While climate change is an afterthought to her parents, Analisa Harangozo, 35, of Alameda, California, worries a great deal about it. She has noticed a rise in “crazy heatwaves and droughts and just like crazy weather in general” in the San Francisco Bay Area. She and her husband are teaching their sons — ages 7 and 4 — to take small steps to reduce their carbon footprint like composting, growing food and eating less meat. They’re also trying to minimize their accumulation of household items.

“I always second-guess myself, ‘Do I really need this?’” Harangozo said. “Stuff will eventually end up in the landfill. So, we’re really mindful with the products we buy, and whether or not they can be recycled or they’re made from materials that are natural, like wood or what-not.”

A registered independent with Democratic leanings, Harangozo is open to proposals from California Gov. Gavin Newsom and other state lawmakers to slash greenhouse gas emissions and invest in renewable energy.

“I’m not knowledgeable enough to know what an attainable goal is,” she said. “But, whatever it takes to actually make a difference, I’m all for it. I fully support.”

Karthick Ramakrishnan, a public policy professor at the University of California, Riverside, and founder of AAPI Data, said the richness and detail of the data shows environmental groups need to consider reaching out to AAPI populations. They make up a relatively small share of the U.S. population — around 7%, according to a Pew Research Center analysis of 2021 census data — but their numbers are growing quickly.

“Asian American and Pacific Islander voters are environmental voters,” Ramakrishnan said. “Many of us still have an image in our minds of a particular kind of person maybe of a particular race, gender or age group. What we see here is across the board Asian Americans and Pacific Islanders care about the environment.”

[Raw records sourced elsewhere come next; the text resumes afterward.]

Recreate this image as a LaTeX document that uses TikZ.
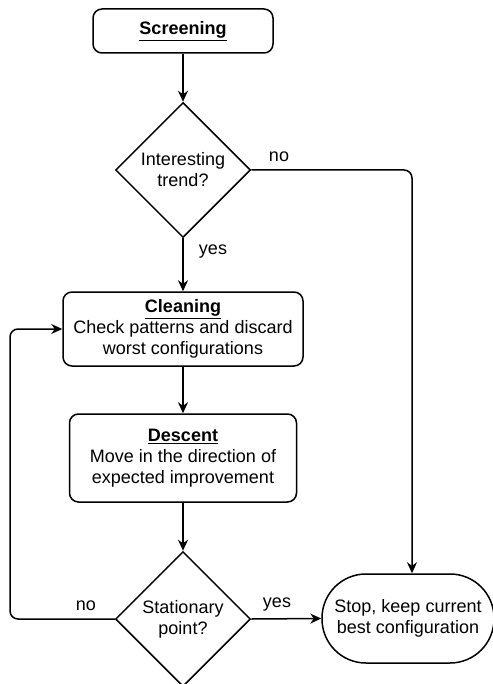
\documentclass[tikz,border=0pt]{standalone}
\usepackage{fontspec}
\setmainfont{Liberation Sans}
\usetikzlibrary{shapes.geometric,arrows.meta}
\begin{document}
\begin{tikzpicture}[x=1pt,y=-1pt,
  every node/.style={font=\fontsize{18}{21}\selectfont},
  box/.style={draw,line width=1.5pt,rounded corners=9pt,align=center,inner sep=0pt},
  decision/.style={draw,line width=1.5pt,diamond,aspect=1,minimum width=135pt,minimum height=135pt,inner sep=0pt,align=center},
  term/.style={draw,line width=1.5pt,rounded corners=44pt,align=center,inner sep=0pt,minimum width=172pt,minimum height=89pt},
  arr/.style={line width=1.5pt,-{Stealth[length=11pt,width=10pt]}},
  lbl/.style={inner sep=0pt}]
\useasboundingbox (0,0) rectangle (492,684);
\node[box,minimum width=180pt,minimum height=44pt] (screen) at (183,31) {\underline{\textbf{Screening}}};
\node[decision] (d1) at (183,170) {Interesting\\trend?};
\node[box,minimum width=240pt,minimum height=74pt] (clean) at (183,329) {\underline{\textbf{Cleaning}}\\Check patterns and discard\\worst configurations};
\node[box,minimum width=227pt,minimum height=88pt] (desc) at (183,458) {\underline{\textbf{Descent}}\\Move in the direction of\\expected improvement};
\node[decision] (d2) at (183,619) {Stationary\\point?};
\node[term] (stop) at (408,618.5) {Stop, keep current\\best configuration};
\coordinate (loopL) at (10,619);
\draw[arr] (screen.south) -- (d1.north);
\draw[arr] (d1.south) -- (clean.north);
\draw[arr] (clean.south) -- (desc.north);
\draw[arr] (desc.south) -- (d2.north);
\draw[arr,rounded corners=8pt] (d1.east) -| ([xshift=4pt]stop.north);
\draw[arr] (d2.east) -- (stop.west);
\draw[arr,rounded corners=8pt] (d2.west) -- (loopL) |- (clean.west);
\node[lbl] (lno1) at (279,157) {no};
\node[lbl] (lyes1) at (213,252) {yes};
\node[lbl] (lno2) at (86,606) {no};
\node[lbl] (lyes2) at (277,605) {yes};
\end{tikzpicture}
\end{document}
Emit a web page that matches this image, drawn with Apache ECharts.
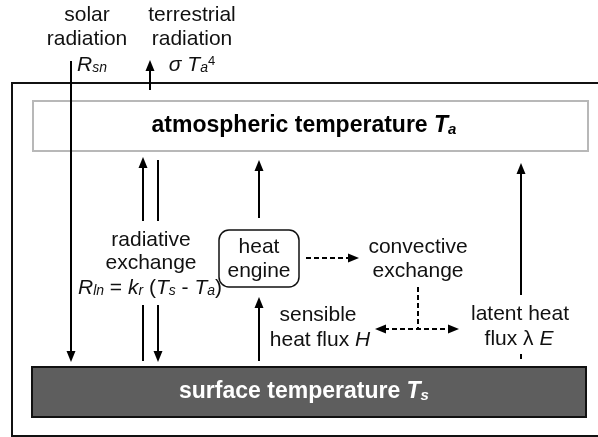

Asian American and Pacific Islanders may also have more of a stake in climate change because of connections to relatives abroad. China, considered one of the world’s biggest emitters of greenhouse gases alongside the U.S., vowed last year to reduce emissions. More Chinese companies are considering selling wind and solar power equipment in other countries. Around this time last year, Japan was preparing for another sweltering summer and risks of floods and landslides. That country has also pledged to curb emissions.

Heavy rains swept across Pakistan last month, causing landslides and leaving over 36 people dead and dozens of others injured. In 2022, unprecedented rainfall and flooding in that country killed more than 1,700. In India, farmers are grappling with frequent cyclones and extreme heat. In southern India, the city of Bengaluru is seeing water levels running desperately low after an unusually hot February and March.

“There’s a fairly high level concern of what climate change means to low-income countries,” Ramakrishnan said. “That sensitivity is either because people still have friends or family back in their home country or at least have some concern about what climate change does to other countries.”

The poll of 1,005 U.S. adults who are Asian American, Native Hawaiian and Pacific Islanders was conducted from March 4-11, 2024, using a sample drawn from NORC’s probability-based Amplify AAPI Panel, designed to be representative of the Asian American, Native Hawaiian, and Pacific Islander population. The margin of sampling error for all respondents is plus or minus 4.9 percentage points.